Some might assume that the industry is moving toward a consolidated group of comprehensive “one-stop” ICT companies with diversified portfolios. In three categories out of four, however, the results suggest otherwise: Companies with higher levels of coherence, applying the same capabilities to all their offerings, have higher levels of growth and profitability than do more diversified companies. The exception, at least to date, is IT service providers; that may change as their category converges and matures. (See Exhibit 6.)
Commentators often overlook a company’s geographic profile — especially its ability to sell and deliver products and services in the industry’s top markets. But this capability is critical to the success of any ICT company with global aspirations. That’s especially evident in the five most highly developed ICT markets — the U.S., the U.K., Japan, Germany, and France. These countries saw combined sales of $1.2 trillion in 2011, more than 60 percent of total global sales of ICT services. Being proficient in sales and delivery in these markets certifies the ability of ICT players to satisfy the needs of the largest corporations. And these markets offer a source of revenue and a profit pool that is too big to be ignored.
The offshore IT service providers are pushing hard to establish a foothold in these markets, which have not necessarily been their natural operating environment in the past. Tata Consultancy Services already has more than 600 employees in Germany alone. We expect to see more aggressive investment and acquisition activities by these companies, which will increasingly compete (or form strategic partnerships) with regional IT service providers.

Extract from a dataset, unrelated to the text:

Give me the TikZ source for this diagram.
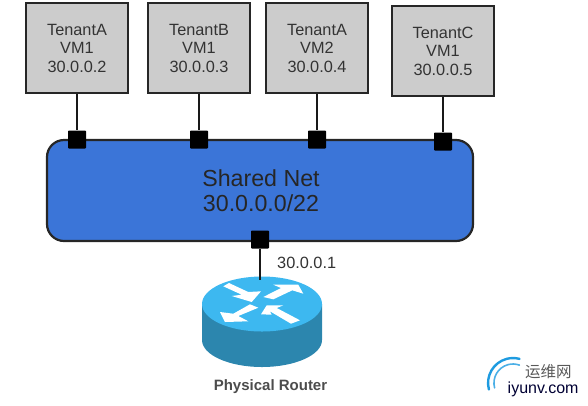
\documentclass[tikz,border=0pt]{standalone}
\usepackage{fontspec}
\usetikzlibrary{shapes.geometric}
\setmainfont{Liberation Sans}
\newfontfamily\cjkfont{Noto Sans CJK SC}
\definecolor{vmgray}{HTML}{CCCCCC}
\definecolor{netblue}{HTML}{3B75D8}
\definecolor{txtgray}{HTML}{333333}
\definecolor{rtop}{HTML}{3DB8F0}
\definecolor{rside}{HTML}{2C86AE}
\definecolor{wmblue}{HTML}{1E9BE0}
\tikzset{
  vmbox/.style={draw=black!85,line width=1.9pt,fill=vmgray,minimum width=102pt,minimum height=90pt,
    align=center,text=txtgray,font=\fontsize{16.3}{18.5}\selectfont,inner sep=0pt},
  netbox/.style={draw=black!85,line width=2.2pt,fill=netblue,rounded corners=17pt,minimum width=426pt,minimum height=101pt,
    align=center,text=black!85,font=\fontsize{23.2}{25.5}\selectfont,inner sep=0pt},
  port/.style={fill=black,minimum size=18pt,inner sep=0pt,rounded corners=0.8pt},
  link/.style={draw=black!90,line width=2pt},
  lbl/.style={text=txtgray,inner sep=0pt},
  arr/.style={fill=white,draw=none}
}
\begin{document}
\begin{tikzpicture}[x=1pt,y=-1pt]
\useasboundingbox (0,0) rectangle (588,405);
% network
\node[netbox] (net) at (260,190.5) {\hspace*{2pt}Shared Net\\\hspace*{2pt}30.0.0.0/22};
% VMs
\node[vmbox] (a1) at (77,48) {TenantA\\VM1\\30.0.0.2};
\node[vmbox] (b1) at (199,48) {TenantB\\VM1\\30.0.0.3};
\node[vmbox] (a2) at (317,48) {TenantA\\VM2\\30.0.0.4};
\node[vmbox] (c1) at (443,51) {TenantC\\VM1\\30.0.0.5};
% ports
\node[port] (p1) at (77,139.5) {};
\node[port] (p2) at (199,139.5) {};
\node[port] (p3) at (317,139.5) {};
\node[port] (p4) at (443,141.5) {};
\node[port] (p5) at (260,239.5) {};
\draw[link] (a1) -- (p1);
\draw[link] (b1) -- (p2);
\draw[link] (a2) -- (p3);
\draw[link] (c1) -- (p4);
% router
\fill[rside] (202,304) -- (202,340) arc[start angle=180,end angle=0,x radius=60,y radius=27] -- (322,304) -- cycle;
\node[ellipse,fill=rtop,minimum width=120pt,minimum height=55pt,inner sep=0pt] (router) at (262,304) {};
\path[arr] (223.3,286.3) -- (229,283) -- (248.3,292) -- (261,291.3) -- (251.7,302) -- (231.7,296) -- (241.7,294.7) -- cycle;
\path[arr] (263.3,297) -- (281,288) -- (273.3,284.7) -- (298.3,284.7) -- (303.3,293.7) -- (292.3,290.3) -- (273.3,299.3) -- cycle;
\path[arr] (250,304.3) -- (233.3,313.7) -- (220,312) -- (225,322) -- (248.3,321.3) -- (238.3,316) -- (258.3,307.7) -- cycle;
\path[arr] (261,314.3) -- (266.7,305.3) -- (283.3,305.3) -- (276.7,308) -- (300,320.3) -- (291,323.7) -- (270,311.3) -- (271.7,314.7) -- cycle;
\coordinate (rin) at (260,280);
\draw[link] (p5) -- (rin);
% labels
\node[lbl,font=\fontsize{16.3}{18}\selectfont,anchor=west] (addr) at (277,263) {30.0.0.1};
\node[lbl,font=\bfseries\fontsize{15}{17}\selectfont,text=black!70] (rname) at (270.5,386.5) {Physical Router};
% watermark
\draw[wmblue,line width=2.4pt,line cap=round] (488.9,389.5) arc[start angle=-195,end angle=-75,radius=25];
\draw[wmblue!80,line width=1.6pt,line cap=round] (494.6,387.9) arc[start angle=-195,end angle=-70,radius=19];
\node[lbl,font=\cjkfont\fontsize{15.5}{18}\selectfont,text=black!65,anchor=west] (wm1) at (525,371.5) {运维网};
\node[lbl,font=\fontsize{16}{18}\selectfont,text=black!80!blue,anchor=west] (wm2) at (507.5,389.5) {iyunv.com};
\end{tikzpicture}
\end{document}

The go-to-market footprint score also takes into account the ability to manage production facilities around the world, drawing on inexpensive labor, as well as “follow the sun” delivery (where a project is handed off daily from one time zone to the next, thus providing 24-hour scheduling). This type of global production is particularly challenging for many telecom operators. They are bound to their local markets by their existing infrastructure investments, which severely limits the efficiencies they can gain in other locations, and by the inherent complexity of combining offshore and onshore operations. Telecom companies also face more regulatory restrictions than the other sectors. This explains a striking correlation in the data for telecom operators: The more offshore activity they engage in, the less profitable they are.
The opposite is true for IT service providers. The more their operations move offshore, the higher their profitability. Regional IT service providers may feel some disadvantage; they lack the capabilities and capital to break into emerging markets. But the offshore providers are already familiar with many emerging markets, and they have been able to realize savings from lower workforce costs. Global providers also do well on this score; they have established successful production facilities (and the requisite talent practices to staff them) around the globe. Companies such as IBM, with delivery centers worldwide, and Capgemini, whose workforce is distributed among 40 countries, are significantly more profitable than those whose production takes place primarily in high-wage countries. (We saw little or no correlation effect with the other two groups, presumably because hardware and infrastructure companies, and their software and Internet counterparts, have more flexible geographic and labor requirements.)
For a digitization provider, the prospects for growth are as important as current-day financial performance. The growth potential score is heavily weighted by each company’s ability to innovate: to maintain an active pipeline of new ideas and bring them to market successfully.
The most visible ICT 50 innovation leaders are found in two of the four sectors: software and Internet companies, and hardware and infrastructure companies. These companies typically spend a considerable portion of their revenues on research and development, and even those that spend well below their group average, most notably Apple, tend to spend their innovation dollars wisely. In addition to investing in its traditional devices and components business, Fujitsu spends almost half of its $2.8 billion R&D budget on IT products, solutions, and services. And Xerox has invested considerable funds in its Computing and Information Services Laboratory, where it investigates scalable computing for business process solutions and big data analytics.